In an online business, this rotation problem doesn't exist. Firstly, rotation is ensured by the darkstore employee, when giving out an order he takes the product that has the shortest remaining shelf life. But if this situation still occurred due to significant forecast errors, the retailer has an interactive showcase where you can put a price tag marked "ready today" and a good discount, and they will sell less fresh goods much faster. To summarise, the online rotary machine is built so that situations where a product is stale and has a couple of days left before the expiry date are extremely rare.

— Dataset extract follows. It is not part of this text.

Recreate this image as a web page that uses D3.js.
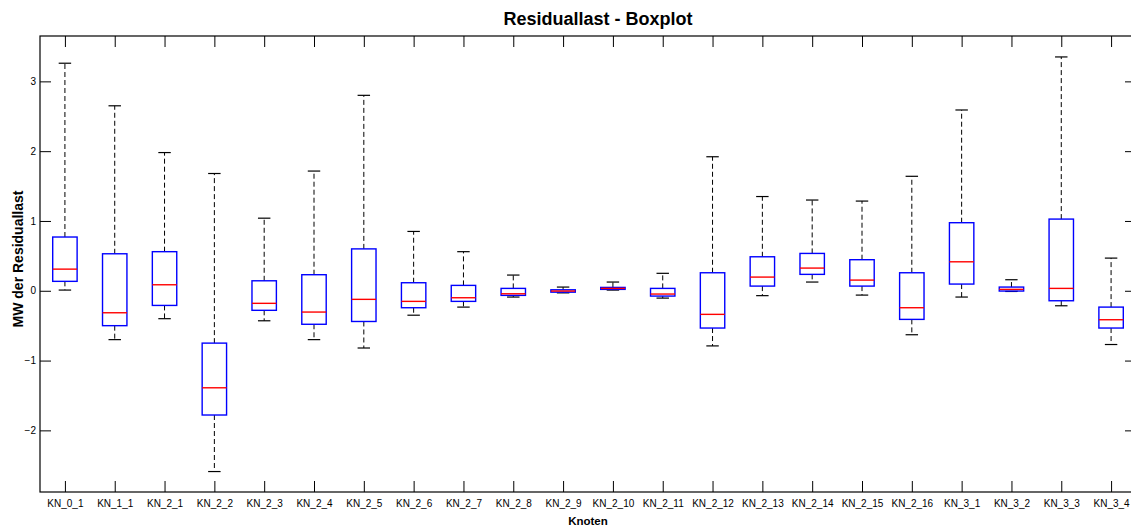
<!DOCTYPE html>
<html>
<head>
<meta charset="utf-8">
<script src="https://cdn.jsdelivr.net/npm/d3@7"></script>
<style>
  html, body { margin: 0; padding: 0; background: #fff; }
  svg { display: block; font-family: "Liberation Sans", Arial, sans-serif; }
</style>
</head>
<body>
<svg id="chart" width="1131" height="528"></svg>
<script>
const categories = ["KN_0_1","KN_1_1","KN_2_1","KN_2_2","KN_2_3","KN_2_4","KN_2_5","KN_2_6","KN_2_7","KN_2_8","KN_2_9","KN_2_10","KN_2_11","KN_2_12","KN_2_13","KN_2_14","KN_2_15","KN_2_16","KN_3_1","KN_3_2","KN_3_3","KN_3_4"];
const whiskerLow  = [0.01,-0.70,-0.40,-2.59,-0.43,-0.70,-0.82,-0.35,-0.234,-0.09,-0.03,0.01,-0.105,-0.79,-0.07,0.125,-0.062,-0.63,-0.09,-0.01,-0.215,-0.77];
const q1          = [0.135,-0.50,-0.21,-1.78,-0.28,-0.48,-0.44,-0.243,-0.152,-0.066,-0.02,0.02,-0.076,-0.534,0.067,0.235,0.067,-0.41,0.096,-0.004,-0.143,-0.534];
const median      = [0.31,-0.315,0.086,-1.39,-0.18,-0.305,-0.123,-0.152,-0.10,-0.043,-0.004,0.034,-0.047,-0.338,0.196,0.325,0.153,-0.243,0.415,0.02,0.034,-0.415];
const q3          = [0.77,0.53,0.56,-0.75,0.143,0.23,0.60,0.115,0.077,0.034,0.014,0.048,0.034,0.258,0.487,0.535,0.445,0.258,0.975,0.053,1.027,-0.234];
const whiskerHigh = [3.26,2.65,1.98,1.68,1.04,1.715,2.80,0.85,0.56,0.225,0.053,0.125,0.25,1.92,1.35,1.30,1.285,1.64,2.59,0.158,3.35,0.468];
const yTicks = [-2,-1,0,1,2,3];

(function () {
const svg = d3.select("#chart");
const mL = 40, mR = 1136, mT = 36, mB = 492;

const x = d3.scaleLinear().domain([0.5, categories.length + 0.5]).range([mL, mR]);
const y = d3.scaleLinear().domain([-2.883, 3.65]).range([mB, mT]);
const idx = d3.range(1, categories.length + 1);

const tickLen = 11;
const gB = svg.append("g").attr("transform", `translate(0,${mB})`)
  .call(d3.axisBottom(x).tickValues(idx).tickFormat(i => categories[i-1]).tickSizeInner(-tickLen).tickSizeOuter(0).tickPadding(6));
const gT = svg.append("g").attr("transform", `translate(0,${mT})`)
  .call(d3.axisTop(x).tickValues(idx).tickFormat("").tickSizeInner(-tickLen).tickSizeOuter(0));
const gL = svg.append("g").attr("transform", `translate(${mL},0)`)
  .call(d3.axisLeft(y).tickValues(yTicks).tickFormat(d3.format("d")).tickSizeInner(-tickLen).tickSizeOuter(0).tickPadding(5));
const gR = svg.append("g").attr("transform", `translate(${mR},0)`)
  .call(d3.axisRight(y).tickValues(yTicks).tickFormat("").tickSizeInner(-tickLen).tickSizeOuter(0));

[gB, gT, gL, gR].forEach(g => {
  g.select(".domain").remove();
  g.selectAll(".tick line").attr("stroke", "#000").attr("stroke-width", 1);
  g.selectAll(".tick text").attr("fill", "#000").style("font-size", "10px").style("font-family", "Liberation Sans, Arial, sans-serif");
});
gB.selectAll(".tick text").attr("y", 8).attr("dy", "0.71em");
gL.selectAll(".tick text").attr("x", -4);

svg.append("rect").attr("x", mL).attr("y", mT).attr("width", mR - mL).attr("height", mB - mT)
  .attr("fill", "none").attr("stroke", "#000").attr("stroke-width", 1.2);

const bw = 0.49, cw = 0.25;
const g = svg.append("g");
idx.forEach((c, k) => {
  const cx = x(c);
  g.append("line").attr("x1", cx).attr("x2", cx).attr("y1", y(q3[k])).attr("y2", y(whiskerHigh[k]))
    .attr("stroke", "#000").attr("stroke-width", 1).attr("stroke-dasharray", "5,3");
  g.append("line").attr("x1", cx).attr("x2", cx).attr("y1", y(q1[k])).attr("y2", y(whiskerLow[k]))
    .attr("stroke", "#000").attr("stroke-width", 1).attr("stroke-dasharray", "5,3");
  [whiskerHigh[k], whiskerLow[k]].forEach(v => {
    g.append("line").attr("x1", x(c - cw/2)).attr("x2", x(c + cw/2)).attr("y1", y(v)).attr("y2", y(v))
      .attr("stroke", "#000").attr("stroke-width", 1.2);
  });
  g.append("rect").attr("x", x(c - bw/2)).attr("width", x(c + bw/2) - x(c - bw/2))
    .attr("y", y(q3[k])).attr("height", Math.max(0.5, y(q1[k]) - y(q3[k])))
    .attr("fill", "none").attr("stroke", "#0000ff").attr("stroke-width", 1.4);
  g.append("line").attr("x1", x(c - bw/2)).attr("x2", x(c + bw/2)).attr("y1", y(median[k])).attr("y2", y(median[k]))
    .attr("stroke", "#ff0000").attr("stroke-width", 1.4);
});

svg.append("text").attr("x", 598).attr("y", 25).attr("text-anchor", "middle")
  .style("font-size", "18px").style("font-weight", "bold").text("Residuallast - Boxplot");
svg.append("text").attr("x", 588).attr("y", 525).attr("text-anchor", "middle")
  .style("font-size", "11.5px").style("font-weight", "bold").text("Knoten");
svg.append("text").attr("transform", `translate(23,${(mT+mB)/2 - 5}) rotate(-90)`).attr("text-anchor", "middle")
  .style("font-size", "14px").style("font-weight", "bold").text("MW der Residuallast");
})();
</script>
</body>
</html>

Regardless of the format of operation, inventory management systems play a key role in ensuring efficient business in both online and offline retail. What differentiates their approaches is the focus of their inventory management tool – high quality plan, transparency and quality analysis offline or high-fidelity forecasting, the ability to quickly receive and process signals from multiple systems and maximum flexibility in the moment for online. Regardless of the approach, quality inventory management systems help them optimise stock on hand, manage deliveries, forecast demand, improve customer service and increase operational efficiency. In doing so, they enable them to take their retail business to the next level.